Stephen Tempkin of Leon Drexler sent along a few photos of the felt planter's hat he is making for sunny spring and fall Califonia days in the country. Though the actual hat will be made from the cream-colored silverbelly felt to the right of the photo, the mockup to the left is from a rejected piece of felt that happens to be black. It looks great - my only concern is that the planter's hat is meant to shade the head and the brim on the mock-up hat looks too narrow but we will get that addressed.

Stephen is binding the brim by hand the way it used to be done for bowlers, top hats and other curled brim hats (but which almost nobody does anymore). It is laborious, but it gives the hat a well-tailored look that can't be equalled by a brim binding machine. We originally discussed binding the edge with the same ribbon that would be used for the crown, but I am currently leaning towards a black ribbon around the crown and the cream on the brim. What do you think?

Thursday, August 4, 2011

Neglected Options

Perhaps the two most neglected shirting colors are tan and gray and that should not be. We wear blue to death of course, and it works very nicely next to tan and brown jackets but is merely ordinary with gray and is just too repetitive with navy. We do have pink to wear with gray but pink isn't quite right with navy either in my opinion and a grown man can hardly tolerate a steady diet of the adventuresome colors like pink and burgundy anyway.
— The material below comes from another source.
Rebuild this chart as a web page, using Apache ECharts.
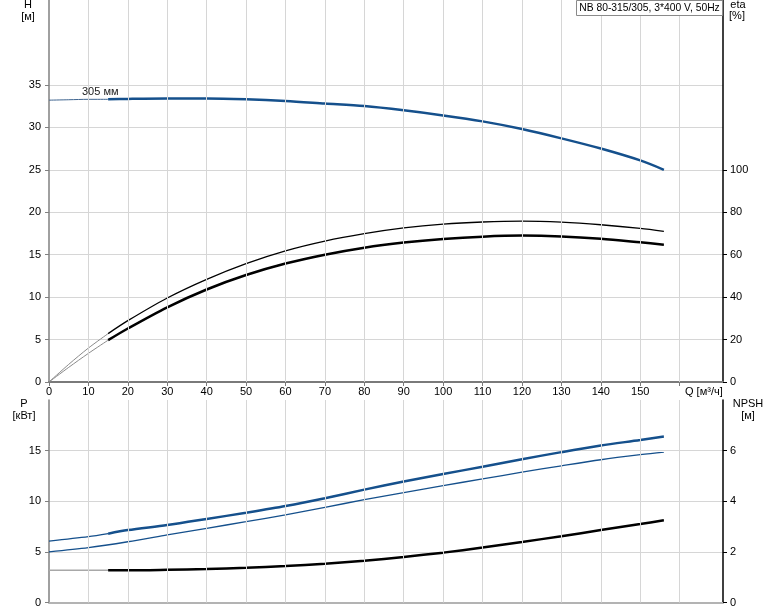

Tan and gray on the other hand are just the thing for guys with compatible complexions. Just try to find them in anything but solid colors. You will begin to think that every shirting fabric in existence is either blue, pink, lilac or green (and who wears green?) with a little black on white thrown in.

The nice thing about shirts with tan or gray patterns on white grounds is that they can be mixed with a jacket from another one of the men's color triumvirate of blue, gray and tan/brown and, though it is still possible to come up with clashing patterns, the colors will always work together. Add a third color in a necktie like the pink one on the gray stripe or the blue on the tan and you have an attractive combination for the day without looking overly coordinated.

In the photo, tan and gray striped shirts sewn by MyTailor.com using cloth from D & J Anderson's DJA Popeline book.

Wednesday, August 3, 2011

More Blue


Blazers are among the most useful of jackets and a wardrobe should have one for each season. If a winter blazer is a 14 ounce/400 gram hopsack like the one from the other day, then its warmer weather equivalent is something like the 12 ounce/350 gram Finmeresco making up the shell of the double breasted jacket in the photograph. Now I will grant you that a couple of ounces does not sound like all that much difference, but Smith's Finmeresco breathes significantly better than hopsack and wears significantly cooler. Call it a 60 to 85 degree jacket (15 to 30 degrees C) where the hopsack is for up to 65 (18 C).

The shell in the photo is the standard state of a jacket for a W. W. Chan fitting when the firm is on tour. I have written in the past that the pieces of the coat are sewn together with basting thread and the canvas is attached but that is all. From looking at the garment on the customer, the tailor is able to corrrect egregious imperfections and note things like sleeves to rotate so the completed coat is significantly better than it would be without a fitting, even for a near-perfected pattern. And a shoulder did require rotation. Better now than later - if something needs adjustment the next time the coat is in San Francisco it will mean a three month delay and another $150 for shipping to Hong Kong.

The challenge with a fitting at this early stage is that there is no way to tell whether the firm will get the as yet undone details correct on the final coat, but the men at Chan are professionals after all and things have usually worked out so far or the relationship would not have endured. This particular jacket is slated for horn buttons instead of gilt and so will be considerably less flashy than the other. It is meant to be worn eight months of the year during the day and in the evening with gabardine or fresco trousers in cream, gray or tan, patterned shirts with white grounds, simple four in hand or bow ties and either lace-up bluchers, monks or slip-on shoes.

Tuesday, August 2, 2011

Maintenance: Badger & Blade

Wet shaving is one of those small luxuries that should remain part of a man's life, in my opinion. I still use an electric razor most days, but like to take the time for a wet shave every Saturday at the very least and ought to do it more often.

I wrote about wet shaving several years ago of course and in the comments that followed received instruction from several readers who were more familiar with the process than I. Well, I am still no expert but I did take what they said to heart, progressing, if that is the term, to a double-edged safety razor from a Gillette disposable.

Those same comments also opened my eyes to the existence of wet shaving forums like Badger & Blade online, where personal preferences and technical disagreements support active discussions as they do in other parts of the internet for wristwatches, automobiles, arcane audio equipment  and, yes, men's clothing. From the arcana of shaving soaps to serious talk about technique, a visit or two is recommended to any man who applies razor to face in the mornings.

Monday, August 1, 2011

Late Summer is Upon Us


Late Summer is upon us, that time of year when it is difficult to so much as think about clothes unless it is to calculate how little we can get away with wearing. My body of course is long past its sell by date and keeping as much of it covered as possible is a service to the rest of mankind, which is one of the reasons why I wear a jacket so long as the water outside is not threatening to boil.

Linen safari jacket worn on the weekend with a voile shirt, cotton Simonnot-Godard neckerchief, gabardine trousers and a pair of Sloop slip-ons. The safari seems to me a little better suited to a neckerchief than a conventional odd jacket, and a neckerchief better in the heat than a regular necktie, particularly when one is not headed anywhere particularly formal.